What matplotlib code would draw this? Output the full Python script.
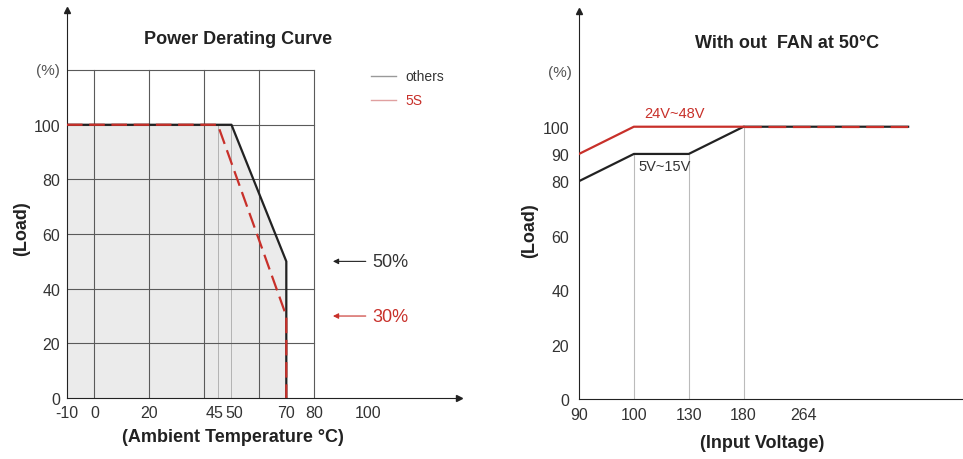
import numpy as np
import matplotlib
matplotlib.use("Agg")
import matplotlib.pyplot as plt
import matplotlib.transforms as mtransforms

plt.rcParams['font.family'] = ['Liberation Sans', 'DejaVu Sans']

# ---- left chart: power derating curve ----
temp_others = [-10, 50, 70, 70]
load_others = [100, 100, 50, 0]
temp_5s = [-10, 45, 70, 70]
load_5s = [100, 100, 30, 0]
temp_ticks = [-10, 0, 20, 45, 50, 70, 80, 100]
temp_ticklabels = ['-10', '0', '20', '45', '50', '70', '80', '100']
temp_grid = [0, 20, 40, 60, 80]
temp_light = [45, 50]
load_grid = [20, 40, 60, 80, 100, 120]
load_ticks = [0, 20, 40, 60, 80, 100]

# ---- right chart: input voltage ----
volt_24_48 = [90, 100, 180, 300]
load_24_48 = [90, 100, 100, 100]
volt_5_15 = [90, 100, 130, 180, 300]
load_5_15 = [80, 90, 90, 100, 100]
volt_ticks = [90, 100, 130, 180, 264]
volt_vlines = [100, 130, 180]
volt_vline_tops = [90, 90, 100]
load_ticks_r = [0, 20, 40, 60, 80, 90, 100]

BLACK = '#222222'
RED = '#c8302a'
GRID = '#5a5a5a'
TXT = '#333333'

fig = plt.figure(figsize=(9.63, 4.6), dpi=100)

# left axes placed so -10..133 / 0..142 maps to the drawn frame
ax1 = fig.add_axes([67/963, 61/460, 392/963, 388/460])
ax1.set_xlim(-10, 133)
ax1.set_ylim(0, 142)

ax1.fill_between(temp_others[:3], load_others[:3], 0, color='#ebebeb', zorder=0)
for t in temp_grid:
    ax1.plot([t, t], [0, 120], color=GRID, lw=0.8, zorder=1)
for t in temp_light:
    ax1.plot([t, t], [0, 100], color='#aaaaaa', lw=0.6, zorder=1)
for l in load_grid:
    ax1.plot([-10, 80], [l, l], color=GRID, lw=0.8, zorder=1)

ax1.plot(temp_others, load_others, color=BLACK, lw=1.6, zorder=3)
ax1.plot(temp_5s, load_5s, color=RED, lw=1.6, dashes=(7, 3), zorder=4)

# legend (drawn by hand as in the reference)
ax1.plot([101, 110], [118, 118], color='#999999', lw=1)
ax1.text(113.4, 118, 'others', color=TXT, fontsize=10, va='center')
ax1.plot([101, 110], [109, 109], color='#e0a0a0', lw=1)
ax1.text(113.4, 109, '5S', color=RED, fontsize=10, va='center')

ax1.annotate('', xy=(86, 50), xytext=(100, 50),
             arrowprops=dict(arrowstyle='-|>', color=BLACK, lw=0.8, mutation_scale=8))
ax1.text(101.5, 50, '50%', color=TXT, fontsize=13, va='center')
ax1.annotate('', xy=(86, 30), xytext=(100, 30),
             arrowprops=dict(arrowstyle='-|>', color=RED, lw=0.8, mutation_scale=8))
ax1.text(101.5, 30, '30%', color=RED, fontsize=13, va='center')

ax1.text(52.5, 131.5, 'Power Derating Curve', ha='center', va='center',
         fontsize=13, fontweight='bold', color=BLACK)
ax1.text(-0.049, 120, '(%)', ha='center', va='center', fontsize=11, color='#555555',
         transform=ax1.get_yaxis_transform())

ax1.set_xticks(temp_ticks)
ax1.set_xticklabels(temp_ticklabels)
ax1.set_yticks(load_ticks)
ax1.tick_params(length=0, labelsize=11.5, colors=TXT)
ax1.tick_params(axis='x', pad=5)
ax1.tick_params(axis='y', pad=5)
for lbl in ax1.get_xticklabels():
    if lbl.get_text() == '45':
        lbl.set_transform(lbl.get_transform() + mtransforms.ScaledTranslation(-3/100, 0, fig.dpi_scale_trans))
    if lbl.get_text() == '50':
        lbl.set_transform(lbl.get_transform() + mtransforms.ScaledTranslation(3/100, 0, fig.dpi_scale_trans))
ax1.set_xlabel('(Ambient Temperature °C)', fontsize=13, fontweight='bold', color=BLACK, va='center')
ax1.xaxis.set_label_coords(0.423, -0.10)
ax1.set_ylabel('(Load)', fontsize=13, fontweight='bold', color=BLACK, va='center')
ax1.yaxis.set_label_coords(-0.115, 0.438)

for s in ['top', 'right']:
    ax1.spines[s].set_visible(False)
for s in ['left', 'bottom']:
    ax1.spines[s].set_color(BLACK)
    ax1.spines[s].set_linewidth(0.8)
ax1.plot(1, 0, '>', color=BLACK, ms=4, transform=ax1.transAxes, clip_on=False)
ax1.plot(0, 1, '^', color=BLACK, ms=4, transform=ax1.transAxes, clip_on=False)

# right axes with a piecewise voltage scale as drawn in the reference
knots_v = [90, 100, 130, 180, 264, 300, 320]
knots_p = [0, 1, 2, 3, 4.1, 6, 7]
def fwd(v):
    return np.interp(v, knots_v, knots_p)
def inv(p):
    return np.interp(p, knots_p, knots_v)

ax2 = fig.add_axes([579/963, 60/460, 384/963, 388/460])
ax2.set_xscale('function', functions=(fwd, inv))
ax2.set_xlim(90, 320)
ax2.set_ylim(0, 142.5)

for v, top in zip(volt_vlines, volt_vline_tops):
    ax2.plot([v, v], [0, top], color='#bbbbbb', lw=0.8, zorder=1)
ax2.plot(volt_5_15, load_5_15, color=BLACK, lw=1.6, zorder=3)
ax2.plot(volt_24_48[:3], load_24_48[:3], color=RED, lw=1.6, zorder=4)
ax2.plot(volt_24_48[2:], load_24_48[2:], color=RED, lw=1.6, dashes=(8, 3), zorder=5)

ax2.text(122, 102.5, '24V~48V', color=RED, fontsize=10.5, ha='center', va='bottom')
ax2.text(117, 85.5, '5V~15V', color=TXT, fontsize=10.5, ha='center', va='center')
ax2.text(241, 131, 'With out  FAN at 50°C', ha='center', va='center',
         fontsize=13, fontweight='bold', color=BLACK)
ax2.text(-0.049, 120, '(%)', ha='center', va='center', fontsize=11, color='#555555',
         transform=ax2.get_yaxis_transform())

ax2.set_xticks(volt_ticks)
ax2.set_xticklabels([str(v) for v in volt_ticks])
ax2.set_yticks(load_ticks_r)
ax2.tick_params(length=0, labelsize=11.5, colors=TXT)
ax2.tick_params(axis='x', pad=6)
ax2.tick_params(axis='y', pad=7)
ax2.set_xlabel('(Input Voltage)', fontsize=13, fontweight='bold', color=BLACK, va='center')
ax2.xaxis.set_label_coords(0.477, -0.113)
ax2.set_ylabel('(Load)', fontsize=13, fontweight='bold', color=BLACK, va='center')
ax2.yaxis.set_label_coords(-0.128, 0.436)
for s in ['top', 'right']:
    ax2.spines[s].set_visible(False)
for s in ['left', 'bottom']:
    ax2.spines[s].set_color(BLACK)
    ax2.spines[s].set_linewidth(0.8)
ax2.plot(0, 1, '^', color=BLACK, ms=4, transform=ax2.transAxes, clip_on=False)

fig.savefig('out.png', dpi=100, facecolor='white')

==================================================

_Exercise_
Copy out the data above exactly, except the pictures.

_Task output_
What matplotlib code would draw this? Output the full Python script.
import numpy as np
import matplotlib
matplotlib.use("Agg")
import matplotlib.pyplot as plt
import matplotlib.transforms as mtransforms

plt.rcParams['font.family'] = ['Liberation Sans', 'DejaVu Sans']

# ---- left chart: power derating curve ----
temp_others = [-10, 50, 70, 70]
load_others = [100, 100, 50, 0]
temp_5s = [-10, 45, 70, 70]
load_5s = [100, 100, 30, 0]
temp_ticks = [-10, 0, 20, 45, 50, 70, 80, 100]
temp_ticklabels = ['-10', '0', '20', '45', '50', '70', '80', '100']
temp_grid = [0, 20, 40, 60, 80]
temp_light = [45, 50]
load_grid = [20, 40, 60, 80, 100, 120]
load_ticks = [0, 20, 40, 60, 80, 100]

# ---- right chart: input voltage ----
volt_24_48 = [90, 100, 180, 300]
load_24_48 = [90, 100, 100, 100]
volt_5_15 = [90, 100, 130, 180, 300]
load_5_15 = [80, 90, 90, 100, 100]
volt_ticks = [90, 100, 130, 180, 264]
volt_vlines = [100, 130, 180]
volt_vline_tops = [90, 90, 100]
load_ticks_r = [0, 20, 40, 60, 80, 90, 100]

BLACK = '#222222'
RED = '#c8302a'
GRID = '#5a5a5a'
TXT = '#333333'

fig = plt.figure(figsize=(9.63, 4.6), dpi=100)

# left axes placed so -10..133 / 0..142 maps to the drawn frame
ax1 = fig.add_axes([67/963, 61/460, 392/963, 388/460])
ax1.set_xlim(-10, 133)
ax1.set_ylim(0, 142)

ax1.fill_between(temp_others[:3], load_others[:3], 0, color='#ebebeb', zorder=0)
for t in temp_grid:
    ax1.plot([t, t], [0, 120], color=GRID, lw=0.8, zorder=1)
for t in temp_light:
    ax1.plot([t, t], [0, 100], color='#aaaaaa', lw=0.6, zorder=1)
for l in load_grid:
    ax1.plot([-10, 80], [l, l], color=GRID, lw=0.8, zorder=1)

ax1.plot(temp_others, load_others, color=BLACK, lw=1.6, zorder=3)
ax1.plot(temp_5s, load_5s, color=RED, lw=1.6, dashes=(7, 3), zorder=4)

# legend (drawn by hand as in the reference)
ax1.plot([101, 110], [118, 118], color='#999999', lw=1)
ax1.text(113.4, 118, 'others', color=TXT, fontsize=10, va='center')
ax1.plot([101, 110], [109, 109], color='#e0a0a0', lw=1)
ax1.text(113.4, 109, '5S', color=RED, fontsize=10, va='center')

ax1.annotate('', xy=(86, 50), xytext=(100, 50),
             arrowprops=dict(arrowstyle='-|>', color=BLACK, lw=0.8, mutation_scale=8))
ax1.text(101.5, 50, '50%', color=TXT, fontsize=13, va='center')
ax1.annotate('', xy=(86, 30), xytext=(100, 30),
             arrowprops=dict(arrowstyle='-|>', color=RED, lw=0.8, mutation_scale=8))
ax1.text(101.5, 30, '30%', color=RED, fontsize=13, va='center')

ax1.text(52.5, 131.5, 'Power Derating Curve', ha='center', va='center',
         fontsize=13, fontweight='bold', color=BLACK)
ax1.text(-0.049, 120, '(%)', ha='center', va='center', fontsize=11, color='#555555',
         transform=ax1.get_yaxis_transform())

ax1.set_xticks(temp_ticks)
ax1.set_xticklabels(temp_ticklabels)
ax1.set_yticks(load_ticks)
ax1.tick_params(length=0, labelsize=11.5, colors=TXT)
ax1.tick_params(axis='x', pad=5)
ax1.tick_params(axis='y', pad=5)
for lbl in ax1.get_xticklabels():
    if lbl.get_text() == '45':
        lbl.set_transform(lbl.get_transform() + mtransforms.ScaledTranslation(-3/100, 0, fig.dpi_scale_trans))
    if lbl.get_text() == '50':
        lbl.set_transform(lbl.get_transform() + mtransforms.ScaledTranslation(3/100, 0, fig.dpi_scale_trans))
ax1.set_xlabel('(Ambient Temperature °C)', fontsize=13, fontweight='bold', color=BLACK, va='center')
ax1.xaxis.set_label_coords(0.423, -0.10)
ax1.set_ylabel('(Load)', fontsize=13, fontweight='bold', color=BLACK, va='center')
ax1.yaxis.set_label_coords(-0.115, 0.438)

for s in ['top', 'right']:
    ax1.spines[s].set_visible(False)
for s in ['left', 'bottom']:
    ax1.spines[s].set_color(BLACK)
    ax1.spines[s].set_linewidth(0.8)
ax1.plot(1, 0, '>', color=BLACK, ms=4, transform=ax1.transAxes, clip_on=False)
ax1.plot(0, 1, '^', color=BLACK, ms=4, transform=ax1.transAxes, clip_on=False)

# right axes with a piecewise voltage scale as drawn in the reference
knots_v = [90, 100, 130, 180, 264, 300, 320]
knots_p = [0, 1, 2, 3, 4.1, 6, 7]
def fwd(v):
    return np.interp(v, knots_v, knots_p)
def inv(p):
    return np.interp(p, knots_p, knots_v)

ax2 = fig.add_axes([579/963, 60/460, 384/963, 388/460])
ax2.set_xscale('function', functions=(fwd, inv))
ax2.set_xlim(90, 320)
ax2.set_ylim(0, 142.5)

for v, top in zip(volt_vlines, volt_vline_tops):
    ax2.plot([v, v], [0, top], color='#bbbbbb', lw=0.8, zorder=1)
ax2.plot(volt_5_15, load_5_15, color=BLACK, lw=1.6, zorder=3)
ax2.plot(volt_24_48[:3], load_24_48[:3], color=RED, lw=1.6, zorder=4)
ax2.plot(volt_24_48[2:], load_24_48[2:], color=RED, lw=1.6, dashes=(8, 3), zorder=5)

ax2.text(122, 102.5, '24V~48V', color=RED, fontsize=10.5, ha='center', va='bottom')
ax2.text(117, 85.5, '5V~15V', color=TXT, fontsize=10.5, ha='center', va='center')
ax2.text(241, 131, 'With out  FAN at 50°C', ha='center', va='center',
         fontsize=13, fontweight='bold', color=BLACK)
ax2.text(-0.049, 120, '(%)', ha='center', va='center', fontsize=11, color='#555555',
         transform=ax2.get_yaxis_transform())

ax2.set_xticks(volt_ticks)
ax2.set_xticklabels([str(v) for v in volt_ticks])
ax2.set_yticks(load_ticks_r)
ax2.tick_params(length=0, labelsize=11.5, colors=TXT)
ax2.tick_params(axis='x', pad=6)
ax2.tick_params(axis='y', pad=7)
ax2.set_xlabel('(Input Voltage)', fontsize=13, fontweight='bold', color=BLACK, va='center')
ax2.xaxis.set_label_coords(0.477, -0.113)
ax2.set_ylabel('(Load)', fontsize=13, fontweight='bold', color=BLACK, va='center')
ax2.yaxis.set_label_coords(-0.128, 0.436)
for s in ['top', 'right']:
    ax2.spines[s].set_visible(False)
for s in ['left', 'bottom']:
    ax2.spines[s].set_color(BLACK)
    ax2.spines[s].set_linewidth(0.8)
ax2.plot(0, 1, '^', color=BLACK, ms=4, transform=ax2.transAxes, clip_on=False)

fig.savefig('out.png', dpi=100, facecolor='white')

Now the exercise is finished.